Farloe Melody
- Sire: Lodge Prince
- Dam: Chini Chin Chin
- Sex: Dog
- Whelped: 28 August 1989
- Color: Blue and brindle
- Breeder: James Moore
- Owner: John Davis & Dave Tickner
- Trainer: Matt O'Donnell

Record
- English Greyhound Derby (1992) Easter Cup (1991, 1992) Dundalk International (1991, 1992)

Awards
- Derby champion

Other awards
- Irish Greyhound of the Year

= Farloe Melody =

Racing Greyhound

Farloe Melody was a racing greyhound during the 1990s. He won the 1992 English Greyhound Derby and was the 1992 Greyhound of the Year and twice Irish Greyhound Derby finalist.

==Racing career==
===1991===
Farloe Melody came to prominence in 1991 after winning the Easter Cup at Shelbourne Park, Dundalk International at Dundalk Ramparts Greyhound Stadium, finishing runner-up to kennelmate Ardfert Mick by a neck in the Champion Stakes final and reaching final of the Irish Laurels. He had been purchased by John Davis and Dave Tickner during the Easter Cup competition.

He was part of a large team that trainer Matt O'Donnell entered for the 1991 Respond Irish Greyhound Derby at Shelbourne. After impressing throughout the competition and winning quarter final and semi final (both containing Ardfert Mick) he merited being 6-4 favourite for the final but made a hash of the break from the traps and finished in fifth place behind Ardfert Mick. He ended his 1991 season by finishing runner-up to Castleland Dream in the Irish St Leger final.

===1992===
He started his 1992 campaign by successfully defending his Easter Cup crown and becoming only the third greyhound to do so and emulating Odd Blade and Spanish Battleship. He also became the first greyhound to break 29 seconds at Shelbourne on four separate occasions. The connections of the blue and brindle dog then decided to travel to England and compete in the 1992 English Greyhound Derby at Wimbledon Stadium. Farloe Melody steadily progressed through the rounds and by the semi-finals was still one of the favourites to claim the title. However controversy followed when Farloe Meldoy passed the line first at 7-4f followed home by Siostalaoir and Pennys Best with Murlens Abbey and Ringa Hustle encountering trouble and the connections of Murlens Abbey squarely blaming the seeding of Ringa Hustle as the reason that they both got knocked out. In the final Farloe Melody finally drew his favoured trap six box for the first time and it resulted in an easy four length victory from Winsor Abbey who after a poor start ran on very strongly. His Irish supporters were ecstatic as he took a clear lead from Siostalaoir at the third bend.

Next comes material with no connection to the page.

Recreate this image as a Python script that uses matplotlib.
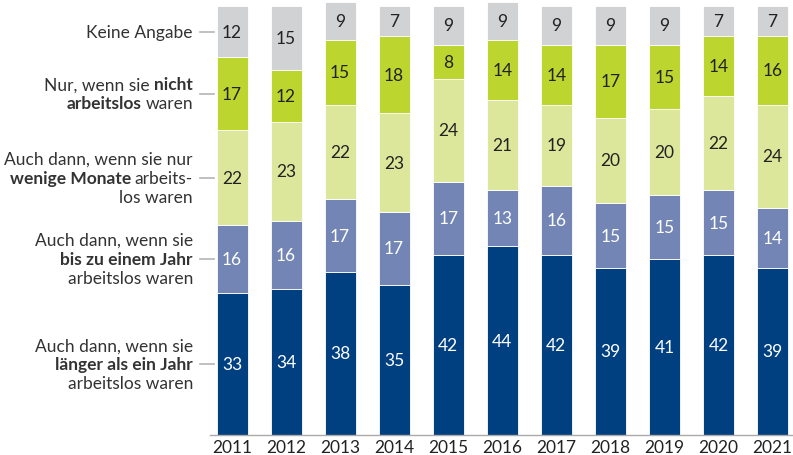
import numpy as np
import matplotlib.pyplot as plt

years = ["2011", "2012", "2013", "2014", "2015", "2016",
         "2017", "2018", "2019", "2020", "2021"]

laenger_jahr = [33, 34, 38, 35, 42, 44, 42, 39, 41, 42, 39]
bis_jahr = [16, 16, 17, 17, 17, 13, 16, 15, 15, 15, 14]
wenige_monate = [22, 23, 22, 23, 24, 21, 19, 20, 20, 22, 24]
nicht_arbeitslos = [17, 12, 15, 18, 8, 14, 14, 17, 15, 14, 16]
keine_angabe = [12, 15, 9, 7, 9, 9, 9, 9, 9, 7, 7]

series = [laenger_jahr, bis_jahr, wenige_monate, nicht_arbeitslos, keine_angabe]
colors = ["#003f80", "#7285b5", "#dde79b", "#bdd62f", "#d1d2d4"]
text_colors = ["white", "white", "#222222", "#222222", "#222222"]

# label lines, each a list of (text, bold) pieces
labels = [
    [[("Auch dann, wenn sie", False)],
     [("länger als ein Jahr", True)],
     [("arbeitslos waren", False)]],
    [[("Auch dann, wenn sie", False)],
     [("bis zu einem Jahr", True)],
     [("arbeitslos waren", False)]],
    [[("Auch dann, wenn sie nur", False)],
     [("wenige Monate", True), ("arbeits-", False)],
     [("los waren", False)]],
    [[("Nur, wenn sie", False), ("nicht", True)],
     [("arbeitslos", True), ("waren", False)]],
    [[("Keine Angabe", False)]],
]

plt.rcParams["font.family"] = ["Lato", "DejaVu Sans"]
W, H = 793, 456
fig = plt.figure(figsize=(W / 100, H / 100), dpi=100)
ax = fig.add_axes([210 / W, 20 / H, 583 / W, 429 / H])

x = np.arange(len(years))
width = 31 / 54
bottom = np.zeros(len(years))
for vals, c, tc in zip(series, colors, text_colors):
    vals = np.array(vals)
    ax.bar(x, vals, width, bottom=bottom, color=c, edgecolor="white",
           linewidth=0.6, clip_on=False)
    for xi, b, v in zip(x, bottom, vals):
        ax.text(xi, b + v / 2, str(v), ha="center", va="center",
                fontsize=12.5, color=tc)
    bottom += vals

ax.set_xlim(-22 / 54, 10 + 20.5 / 54)
ax.set_ylim(0, 100)
ax.set_yticks([])
ax.set_xticks(x)
ax.set_xticklabels(years, fontsize=12.5, color="#222222")
ax.tick_params(axis="x", length=0, pad=3)
for s in ["top", "right", "left"]:
    ax.spines[s].set_visible(False)
ax.spines["bottom"].set_color("#aaaaaa")
ax.spines["bottom"].set_linewidth(1)

# category labels left of the first bar
fig.canvas.draw()
renderer = fig.canvas.get_renderer()


def text_width(s, bold):
    t = fig.text(0, 0, s, fontsize=12.5, weight="bold" if bold else "normal")
    w = t.get_window_extent(renderer).width
    t.remove()
    return w


space = 4
line_h = 19
x_right = 193
cum = 0
for vals, lines in zip(series, labels):
    v = vals[0]
    yc = ax.transData.transform((0, cum + v / 2))[1]
    cum += v
    fig.add_artist(plt.Line2D([200 / W, 214 / W], [yc / H, yc / H],
                              color="#b5b5b5", lw=1.2))
    n = len(lines)
    for i, pieces in enumerate(lines):
        y = yc + ((n - 1) / 2 - i) * line_h
        xr = x_right
        for s, bold in reversed(pieces):
            fig.text(xr / W, y / H, s, ha="right", va="center", fontsize=12.5,
                     color="#333333", weight="bold" if bold else "normal")
            xr -= text_width(s, bold) + space

fig.savefig("out.png", dpi=100)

Back in Ireland he became the first greyhound to successfully defend a Dundalk International title before he targeted the Irish Derby once again. Farloe Melody remained hot favourite for the 1992 Irish Greyhound Derby despite a qualifying round defeat; he then eased to two victories in the next two rounds. The second semi was taken by Sliding Away ahead off Superfine Darkie with the hampered Farloe Melody claiming third place and deservedly earning the remaining place in the final. On an extremely wet night Manx Treasure bolted from the traps and saw off the challenge of Farloe Melody at the third bend and then held off a late finish from Radical Prince. After the race Farloe Melody was retired to stud.

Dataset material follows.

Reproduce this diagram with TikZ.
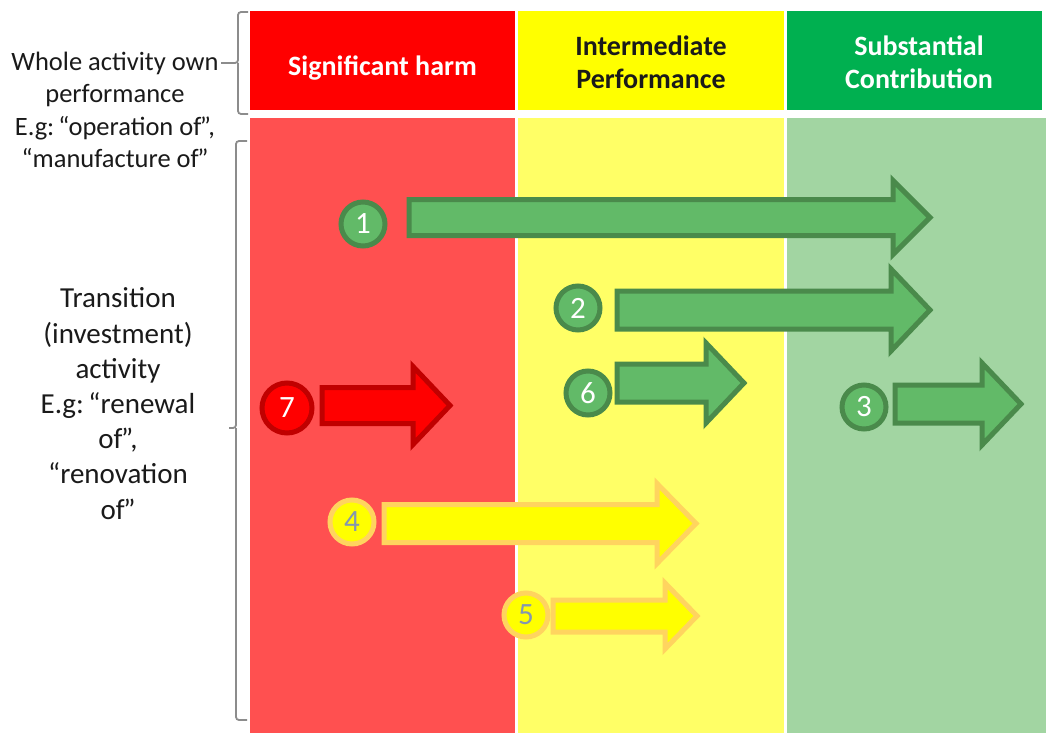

He was voted 1992 Irish Greyhound of the Year.

===1993===
Farloe Melody was brought out of retirement for a third attempt to win the elusive Irish Greyhound Derby; the bookmakers priced him up as 14-1 joint ante post favourite with Lisglass Lass. Farloe Melody won his qualifying round before a shock round two defeat and Farloe Melody was eliminated. He just failed to complete three Dundalk International wins when finishing second to Lisglass Lass in a track record time.

==Retirement==
After racing he was sent to Australia where he was put to stud.